(blēd′ĕr) [AS. bledan, to bleed] 1. A colloquial term for one whose ability to coagulate blood is either deficient or absent, so that small cuts and injuries lead to prolonged bleeding. SEE: hemophilia. 2. A colloquial term for a small artery that has been cut or torn.
(blēd′ing) 1. The emission of blood, as from an injured vessel. 2. The process of emitting blood, as during hemorrhage or in the procedure of blood letting.
Normally, when blood is exposed to air, it changes to allow fibrin to form. This entangles the cells and forms a blood clot. SEE: blood coagulation; coagulation factor; hemorrhage.
abnormal uterine b. Dysfunctional uterine b.
arterial b. Bleeding in spurts of bright red blood from an artery.
EMERGENCY CARE: Arterial bleeding may be controlled by applying pressure with the fingers at the nearest pressure point between it and the heart. The artery is located and digital pressure is applied above it until bleeding stops or until the artery is ligated or repaired. When a pressure point is ineffective in controlling arterial bleeding on an extremity, a tourniquet may be needed. SEE: table.
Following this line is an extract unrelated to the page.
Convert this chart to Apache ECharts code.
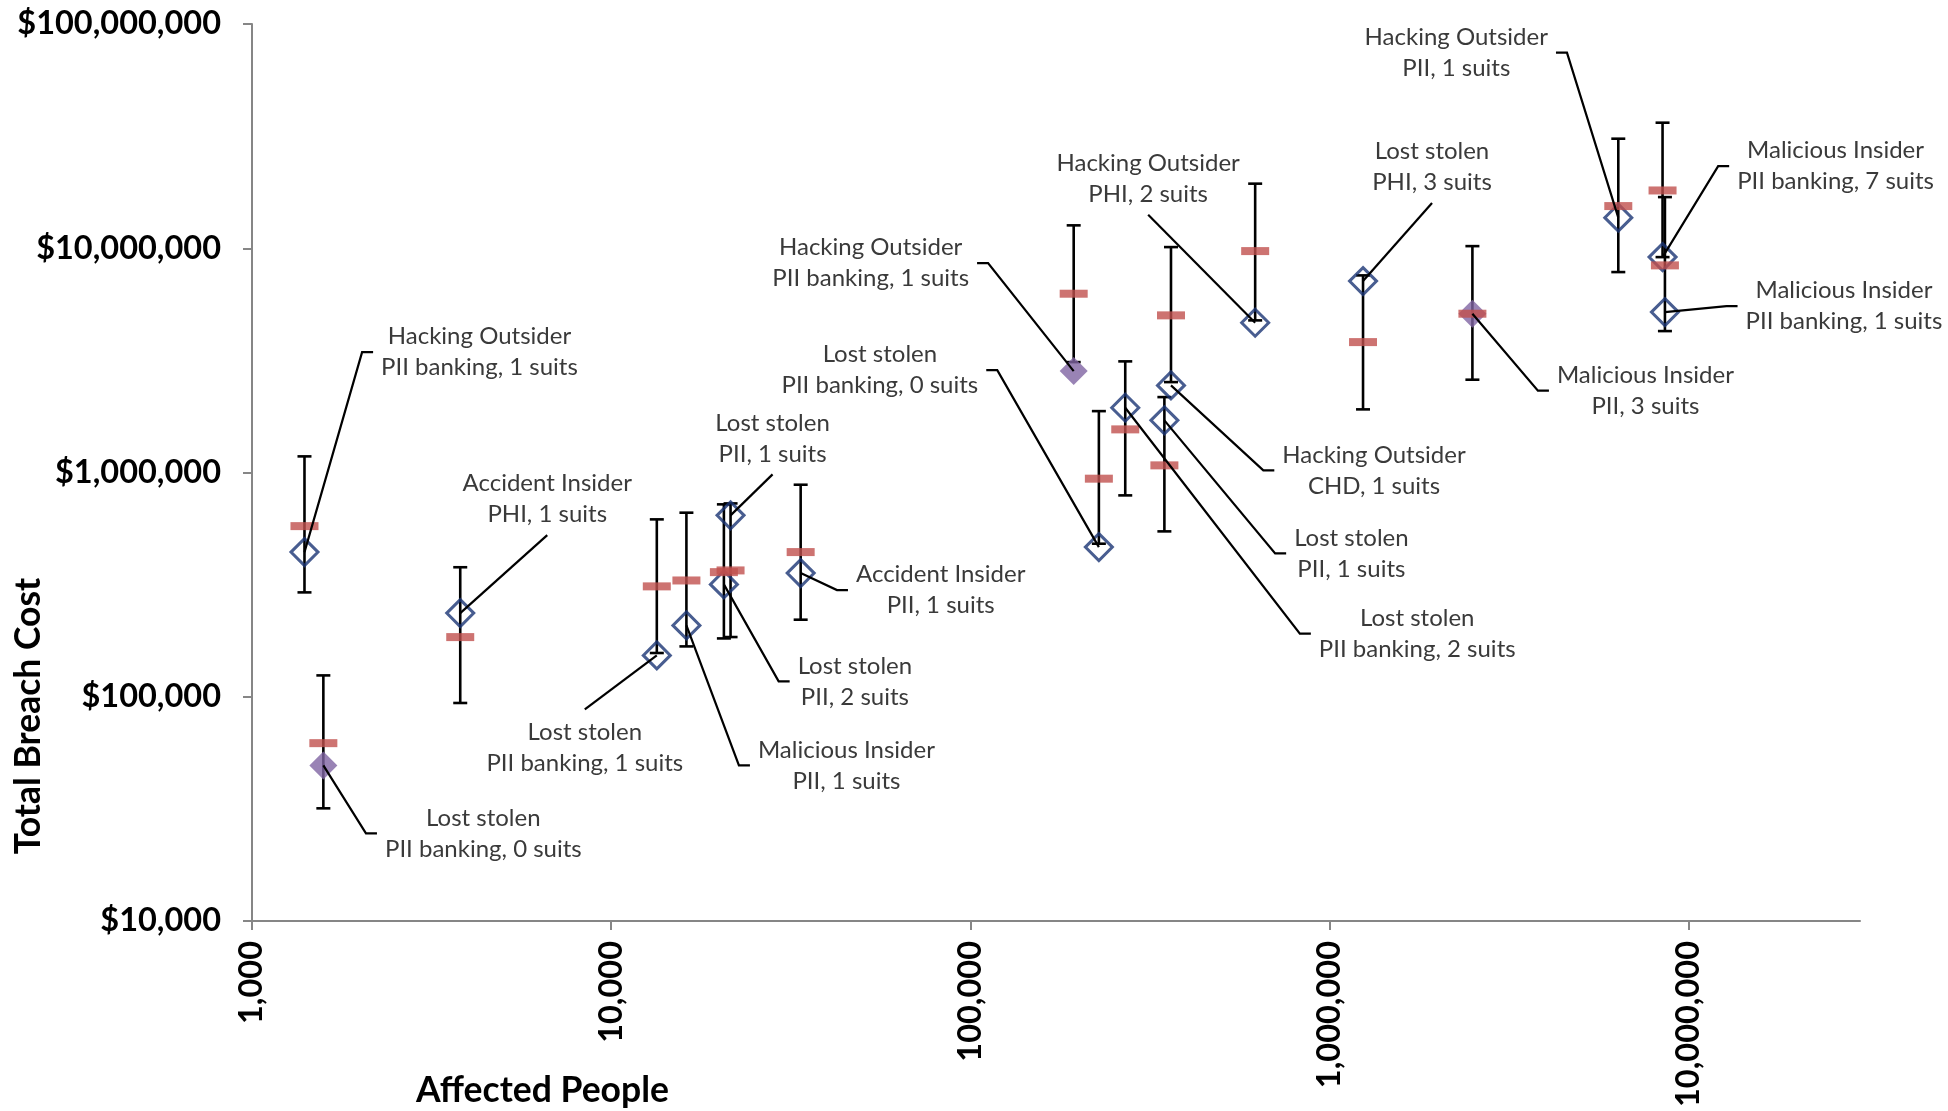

Control of Arterial Bleeding
|Artery ||Course ||Bone Involved ||Spot to Apply Pressure |
|For Wounds of the Face |
|Temporal ||Upward ½ in (13 mm) in front of ear ||Temporal bone ||Against bony prominence immediately in front of ear or on temple |
|Facial ||Upward across jaw diagonally ||Lower part of lower maxilla ||1 in (2.5 cm) in front of angle of lower jaw |
|For Wounds of the Upper Extremity |
|Axillary ||Downward across outer side of armpit to inside of humerus ||Head of humerus ||High up in armpit against upper part of humerus |
|Brachial ||Along inner side of humerus under edge of biceps muscle ||Shaft of humerus ||Against shaft of humerus by pulling aside and gripping biceps, pressing tips of fingers deep down against bone |
|For Wounds of the Lower Extremity |
|Femoral ||Down thigh from pelvis to knee from a point midway between iliac spine and symphysis pubis to inner side of end of femur at knee joint ||Brim of pelvis ||Against brim of pelvis, midway between iliac spine and symphysis pubis |
|Posterior tibial ||Downward to foot in hollow just behind prominence of inner ankle ||Inner side of tibia, low down above ankle ||For wounds in sole of foot, against tibia in center of hollow behind inner ankle |
breakthrough b. Intermenstrual spotting or bleeding experienced by some women who are taking oral contraceptives.
clinically significant b. Bleeding that causes hemodynamic instability (blood pressure less than 100 mm Hg or pulse more than 100 beats per min) or requires a transfusion of more than 2 units of blood in 24 hours.